▶ **Provided records**:
┄┄┄┄┄┄┄┄┄┄

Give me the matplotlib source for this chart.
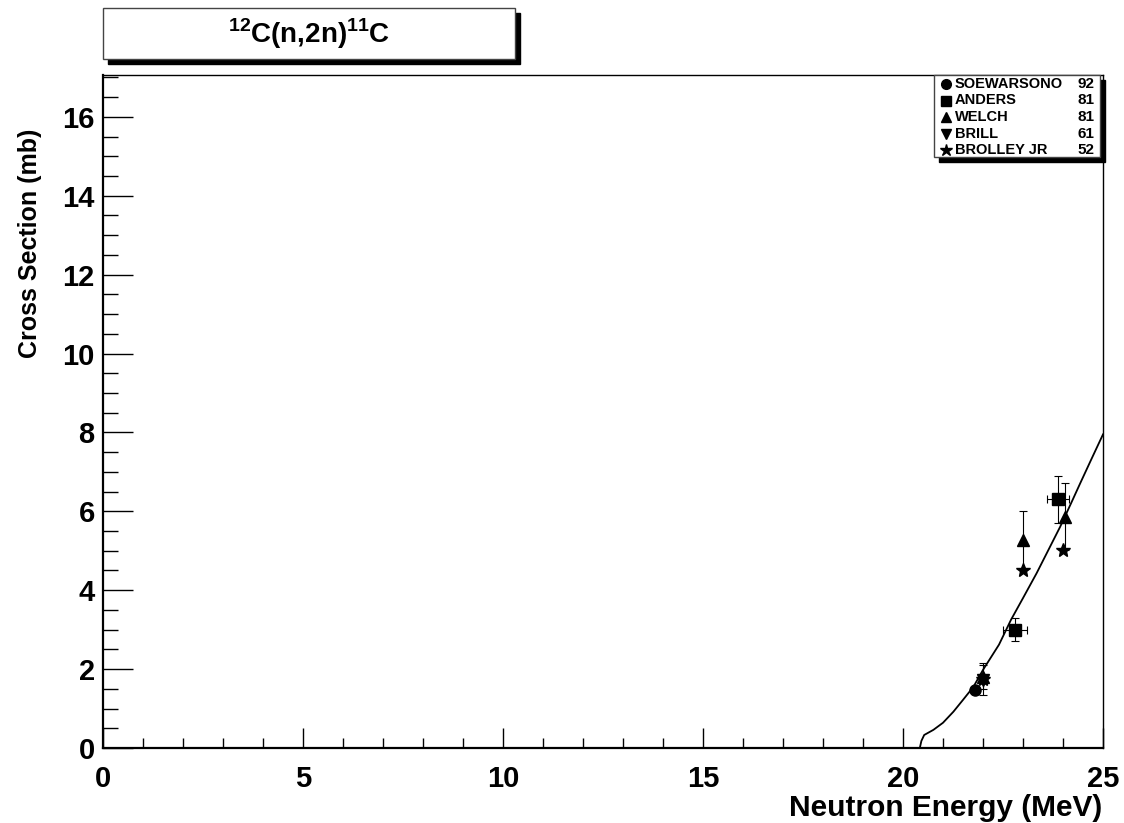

┄┄┄┄┄┄┄┄┄┄

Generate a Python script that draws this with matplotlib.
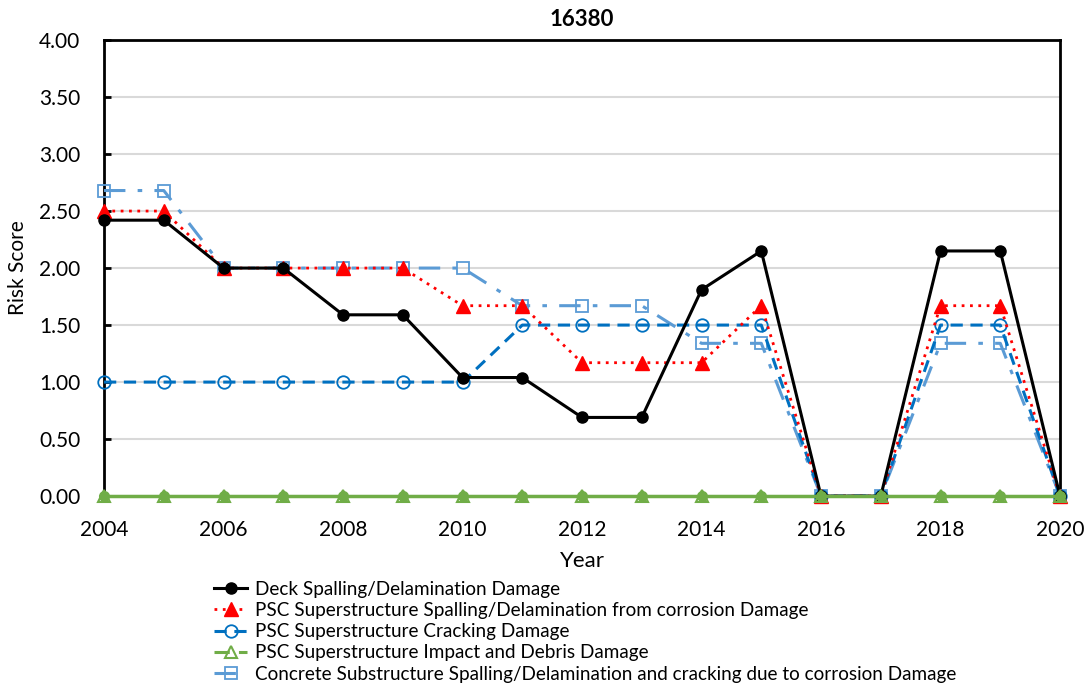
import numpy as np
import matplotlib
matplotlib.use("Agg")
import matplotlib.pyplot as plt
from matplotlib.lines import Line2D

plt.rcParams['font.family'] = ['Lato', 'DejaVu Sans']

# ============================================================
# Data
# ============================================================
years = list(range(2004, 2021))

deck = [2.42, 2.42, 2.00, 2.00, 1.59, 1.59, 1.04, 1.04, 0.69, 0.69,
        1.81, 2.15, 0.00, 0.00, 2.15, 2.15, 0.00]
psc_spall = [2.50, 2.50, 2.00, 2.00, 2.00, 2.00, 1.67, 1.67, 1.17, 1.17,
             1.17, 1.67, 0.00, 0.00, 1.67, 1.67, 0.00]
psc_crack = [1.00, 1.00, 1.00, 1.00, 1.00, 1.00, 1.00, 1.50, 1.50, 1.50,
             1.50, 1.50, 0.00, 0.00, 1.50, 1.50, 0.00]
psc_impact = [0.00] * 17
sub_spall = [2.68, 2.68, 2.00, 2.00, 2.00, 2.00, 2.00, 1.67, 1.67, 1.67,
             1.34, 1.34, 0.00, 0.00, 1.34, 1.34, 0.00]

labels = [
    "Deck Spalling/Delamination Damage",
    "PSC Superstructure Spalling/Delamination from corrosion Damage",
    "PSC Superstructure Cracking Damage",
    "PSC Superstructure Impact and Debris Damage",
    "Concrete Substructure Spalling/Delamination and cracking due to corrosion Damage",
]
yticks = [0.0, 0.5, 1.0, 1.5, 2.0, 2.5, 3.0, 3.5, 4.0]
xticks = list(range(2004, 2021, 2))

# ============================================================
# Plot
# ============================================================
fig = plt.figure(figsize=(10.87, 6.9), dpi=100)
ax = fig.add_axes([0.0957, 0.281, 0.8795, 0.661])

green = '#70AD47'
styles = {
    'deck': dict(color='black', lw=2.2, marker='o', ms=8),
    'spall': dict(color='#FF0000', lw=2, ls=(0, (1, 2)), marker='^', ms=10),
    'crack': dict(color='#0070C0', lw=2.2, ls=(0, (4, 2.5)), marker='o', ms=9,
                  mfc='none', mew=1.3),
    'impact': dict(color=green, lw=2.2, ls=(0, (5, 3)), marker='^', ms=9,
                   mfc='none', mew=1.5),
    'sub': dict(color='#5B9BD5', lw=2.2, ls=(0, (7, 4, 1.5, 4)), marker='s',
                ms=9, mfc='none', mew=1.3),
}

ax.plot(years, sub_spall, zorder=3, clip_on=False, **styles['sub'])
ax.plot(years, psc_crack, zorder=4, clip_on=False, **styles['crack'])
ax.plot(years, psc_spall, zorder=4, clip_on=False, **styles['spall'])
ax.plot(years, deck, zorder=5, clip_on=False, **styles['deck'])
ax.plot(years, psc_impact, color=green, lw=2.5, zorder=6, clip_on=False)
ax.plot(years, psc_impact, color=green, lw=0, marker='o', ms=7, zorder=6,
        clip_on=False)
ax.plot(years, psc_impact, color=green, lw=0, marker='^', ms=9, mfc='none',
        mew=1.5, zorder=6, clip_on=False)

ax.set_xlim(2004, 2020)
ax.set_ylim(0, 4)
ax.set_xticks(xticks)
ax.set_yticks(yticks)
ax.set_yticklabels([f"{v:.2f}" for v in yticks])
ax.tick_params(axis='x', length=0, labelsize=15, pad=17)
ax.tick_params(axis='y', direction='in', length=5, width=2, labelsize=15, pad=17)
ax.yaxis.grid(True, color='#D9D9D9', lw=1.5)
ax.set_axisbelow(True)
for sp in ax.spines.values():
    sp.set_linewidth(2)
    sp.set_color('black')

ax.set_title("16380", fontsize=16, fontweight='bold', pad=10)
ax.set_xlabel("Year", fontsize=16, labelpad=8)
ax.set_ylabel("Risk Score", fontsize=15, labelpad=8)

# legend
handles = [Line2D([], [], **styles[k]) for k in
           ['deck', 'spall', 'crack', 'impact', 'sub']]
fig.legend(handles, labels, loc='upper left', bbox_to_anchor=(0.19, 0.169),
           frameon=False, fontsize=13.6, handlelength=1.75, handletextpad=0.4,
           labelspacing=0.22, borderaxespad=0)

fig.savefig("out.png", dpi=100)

┄┄┄┄┄┄┄┄┄┄

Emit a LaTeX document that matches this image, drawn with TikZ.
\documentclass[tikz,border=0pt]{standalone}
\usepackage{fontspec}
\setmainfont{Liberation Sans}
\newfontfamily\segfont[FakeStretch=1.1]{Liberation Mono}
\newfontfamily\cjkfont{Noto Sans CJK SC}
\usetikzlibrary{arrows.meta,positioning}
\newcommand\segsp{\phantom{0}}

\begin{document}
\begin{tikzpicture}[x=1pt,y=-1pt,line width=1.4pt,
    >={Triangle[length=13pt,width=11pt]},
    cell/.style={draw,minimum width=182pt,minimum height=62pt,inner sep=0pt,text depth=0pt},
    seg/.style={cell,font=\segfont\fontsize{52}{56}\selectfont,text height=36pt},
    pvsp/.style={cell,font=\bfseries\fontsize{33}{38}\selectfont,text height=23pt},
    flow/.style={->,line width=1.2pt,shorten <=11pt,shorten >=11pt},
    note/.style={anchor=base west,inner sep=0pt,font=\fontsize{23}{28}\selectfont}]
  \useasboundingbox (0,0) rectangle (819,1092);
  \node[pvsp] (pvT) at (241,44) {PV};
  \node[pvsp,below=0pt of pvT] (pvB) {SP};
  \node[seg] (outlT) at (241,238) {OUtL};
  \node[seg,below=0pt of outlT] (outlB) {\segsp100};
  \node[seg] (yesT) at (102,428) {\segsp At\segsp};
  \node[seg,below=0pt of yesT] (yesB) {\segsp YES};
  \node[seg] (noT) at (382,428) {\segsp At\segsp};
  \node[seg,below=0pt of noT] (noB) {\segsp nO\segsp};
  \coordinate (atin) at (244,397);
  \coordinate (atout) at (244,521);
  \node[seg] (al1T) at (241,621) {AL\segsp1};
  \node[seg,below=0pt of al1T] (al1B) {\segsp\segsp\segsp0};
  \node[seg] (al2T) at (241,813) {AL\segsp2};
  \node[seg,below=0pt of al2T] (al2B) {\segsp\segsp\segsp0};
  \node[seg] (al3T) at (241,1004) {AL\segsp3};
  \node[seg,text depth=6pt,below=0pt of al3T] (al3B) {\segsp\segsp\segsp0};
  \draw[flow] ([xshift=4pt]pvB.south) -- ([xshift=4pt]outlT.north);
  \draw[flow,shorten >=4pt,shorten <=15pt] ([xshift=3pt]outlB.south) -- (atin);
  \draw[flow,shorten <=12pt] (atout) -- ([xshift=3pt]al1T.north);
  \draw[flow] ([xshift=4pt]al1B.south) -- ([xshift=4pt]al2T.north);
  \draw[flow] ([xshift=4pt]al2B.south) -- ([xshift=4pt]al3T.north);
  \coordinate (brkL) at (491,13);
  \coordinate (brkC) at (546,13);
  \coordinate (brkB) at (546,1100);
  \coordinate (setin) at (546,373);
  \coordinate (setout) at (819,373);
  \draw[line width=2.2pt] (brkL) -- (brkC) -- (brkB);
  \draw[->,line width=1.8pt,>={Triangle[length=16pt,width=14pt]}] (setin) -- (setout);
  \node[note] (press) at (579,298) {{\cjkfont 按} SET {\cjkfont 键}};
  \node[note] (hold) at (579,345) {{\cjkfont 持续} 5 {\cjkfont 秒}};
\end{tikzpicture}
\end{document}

┄┄┄┄┄┄┄┄┄┄

▶ **Written exercise**: Print out, exactly and with nothing added, the lines starting at the line holding "Generate a Python" and ending at the line holding "plt.rcParams['font.family'] = ['Lato', 'DejaVu", minus any pictures.

▶ **Correct output**:
Generate a Python script that draws this with matplotlib.
import numpy as np
import matplotlib
matplotlib.use("Agg")
import matplotlib.pyplot as plt
from matplotlib.lines import Line2D

plt.rcParams['font.family'] = ['Lato', 'DejaVu Sans']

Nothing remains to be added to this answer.